比如,他将酒吧楼上阁楼的杂物腾空,默许了时青在不上学的日子里待在那里。

那时的时青总爱蜷在酒吧阁楼写歌和练习,他并非声乐科班在读,自学需要花额外的时间和心力。

再比如,到了要交学费的那个月,李序将装了这个月和下个月工资的信封压在了他封面已经磨旧了的《和声学教程》下面。

只可惜后来因为后海酒吧街竞争太激烈,“Memory”最终没有存活下来,李序也因为个人发展的规划回到了雪原市。

时青摩挲着如今雪原之上的酒吧里墙上贴着的海报,有一张是自己参加选秀时的海报,上面晕染的光圈已然陈旧,面孔也青涩到陌生,恍如他们被滚滚而来的车轮碾碎的青春。

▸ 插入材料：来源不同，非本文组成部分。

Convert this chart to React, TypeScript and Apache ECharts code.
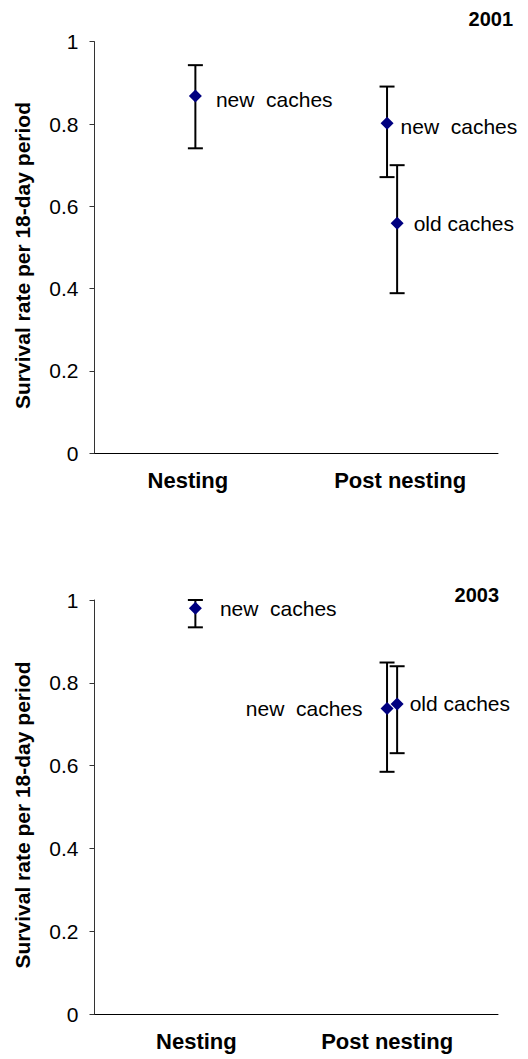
import React, { useEffect, useRef } from "react";
import * as echarts from "echarts";

// ---- data ----
const categories = ["Nesting", "Post nesting"];
const years = ["2001", "2003"];
const pointNames = ["new  caches", "new  caches", "old caches"];
const pointCategoryX = [1, 1.95, 2];

const mean2001 = [0.868, 0.802, 0.559];
const low2001 = [0.741, 0.671, 0.389];
const high2001 = [0.943, 0.891, 0.7];

const mean2003 = [0.98, 0.738, 0.749];
const low2003 = [0.934, 0.585, 0.63];
const high2003 = [1.0, 0.849, 0.84];

const yAxisTitle = "Survival rate per 18-day period";

// ---- styles ----
const FONT = "Arial, 'Liberation Sans', sans-serif";
const labelStyle2001 = [
  { position: "right", distance: 14, offset: [0, 3] },
  { position: "right", distance: 7, offset: [0, 3] },
  { position: "right", distance: 10, offset: [0, 0] },
];
const labelStyle2003 = [
  { position: "right", distance: 18, offset: [0, 0] },
  { position: "left", distance: 18, offset: [0, 0] },
  { position: "right", distance: 6, offset: [0, 0] },
];
const catPad = [
  [[0, 15, 0, 0], [0, 0, 0, 6]],
  [[0, 0, 0, 2], [0, 20, 0, 0]],
];

export default function App() {
  const ref = useRef<HTMLDivElement>(null);

  useEffect(() => {
    if (!ref.current) return;
    const chart = echarts.init(ref.current, null, { renderer: "svg" });

    const grids = [
      { left: 94.5, top: 41.7, width: 403.5, height: 411.6 },
      { left: 94.5, top: 600, width: 403.5, height: 414 },
    ];

    const xAxes: any[] = [];
    const yAxes: any[] = [];
    const series: any[] = [];
    const panels = [
      { mean: mean2001, low: low2001, high: high2001, lab: labelStyle2001 },
      { mean: mean2003, low: low2003, high: high2003, lab: labelStyle2003 },
    ];

    panels.forEach((p, g) => {
      const rich: any = {};
      categories.forEach((_, i) => {
        rich["c" + i] = {
          fontFamily: FONT,
          fontWeight: "bold",
          fontSize: 22,
          color: "#000",
          padding: catPad[g][i],
        };
      });
      xAxes.push({
        type: "category",
        gridIndex: g,
        data: categories,
        boundaryGap: true,
        axisLine: { lineStyle: { color: "#000", width: 1 } },
        axisTick: { show: false },
        axisLabel: {
          margin: 16,
          formatter: (v: string, i: number) => `{c${i}|${v}}`,
          rich,
        },
        splitLine: { show: false },
      });
      xAxes.push({
        type: "value",
        gridIndex: g,
        min: 0.5,
        max: 2.5,
        show: false,
        splitLine: { show: false },
      });
      yAxes.push({
        type: "value",
        gridIndex: g,
        min: 0,
        max: 1,
        interval: 0.2,
        name: yAxisTitle,
        nameLocation: "middle",
        nameGap: 62,
        nameTextStyle: {
          fontFamily: FONT,
          fontWeight: "bold",
          fontSize: 21,
          color: "#000",
          padding: [0, 16, 0, 0],
        },
        axisLine: { show: true, lineStyle: { color: "#333", width: 1 } },
        axisTick: { show: true, length: 5, lineStyle: { color: "#333" } },
        axisLabel: {
          margin: 16,
          fontFamily: FONT,
          fontSize: 21,
          color: "#000",
          formatter: (v: number) => String(Math.round(v * 10) / 10),
        },
        splitLine: { show: false },
      });

      const errData = p.mean.map((_, i) => [pointCategoryX[i], p.low[i], p.high[i]]);
      series.push({
        type: "custom",
        xAxisIndex: g * 2 + 1,
        yAxisIndex: g,
        z: 2,
        encode: { x: 0, y: [1, 2] },
        data: errData,
        renderItem: (params: any, api: any) => {
          const x = api.value(0);
          const top = api.coord([x, api.value(2)]);
          const bot = api.coord([x, api.value(1)]);
          const hw = 7.5;
          const st = { stroke: "#000", lineWidth: 2 };
          return {
            type: "group",
            children: [
              { type: "line", shape: { x1: top[0], y1: top[1], x2: bot[0], y2: bot[1] }, style: st },
              { type: "line", shape: { x1: top[0] - hw, y1: top[1], x2: top[0] + hw, y2: top[1] }, style: st },
              { type: "line", shape: { x1: bot[0] - hw, y1: bot[1], x2: bot[0] + hw, y2: bot[1] }, style: st },
            ],
          };
        },
      });

      series.push({
        type: "scatter",
        xAxisIndex: g * 2 + 1,
        yAxisIndex: g,
        z: 3,
        symbol: "diamond",
        symbolSize: 13,
        itemStyle: { color: "#000080", opacity: 1 },
        data: p.mean.map((m, i) => ({
          value: [pointCategoryX[i], m],
          name: pointNames[i],
          label: {
            show: true,
            position: p.lab[i].position,
            distance: p.lab[i].distance,
            offset: p.lab[i].offset,
            formatter: pointNames[i],
            fontFamily: FONT,
            fontSize: 21,
            color: "#000",
            opacity: 1,
          },
        })),
      });
    });

    chart.setOption({
      animation: false,
      backgroundColor: "#fff",
      title: [
        {
          text: years[0],
          right: 10,
          top: 4,
          textStyle: { fontFamily: FONT, fontWeight: "bold", fontSize: 20, color: "#000" },
        },
        {
          text: years[1],
          right: 24,
          top: 580,
          textStyle: { fontFamily: FONT, fontWeight: "bold", fontSize: 20, color: "#000" },
        },
      ],
      grid: grids,
      xAxis: xAxes,
      yAxis: yAxes,
      series,
    });

    return () => chart.dispose();
  }, []);

  return (
    <div
      ref={ref}
      style={{ position: "fixed", left: 0, top: 0, width: 528, height: 1059, background: "#fff" }}
    />
  );
}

“幸好当年《Supervoice》的副导演走进了当时的memory,也幸好你通过参加这节目能吃得上饭了,不然我连走都走得不太放心了。”

“得了吧你,那时你还不是就一走了之了。”

时青兀的问他:“你想回吗?北京……把没开完的memory继续开下去。”

“当然,总有一天,因为那是一个有人离开了还会想回去的地方。”

两人漫无边际低聊着天南地北,从东四胡同聊到中国摇滚的黄金年代。

雪夜蒙蒙,时青觉得自己做了一个很长的梦。

“那个副导演,也就是洪姐,后来成我经纪人了。”

“真的吗?这我真不知道。”

人生妙不可言,永远也不知道明天会拥有何种机遇或磨难,不确定性也许才是人生独特的魅力。

“想了想我真是好多年没见到你了,你连朋友圈都不怎么发,你的很多消息我都是从娱乐新闻上才能看到。之前叫你这么久不来,这次一叫你就来了。”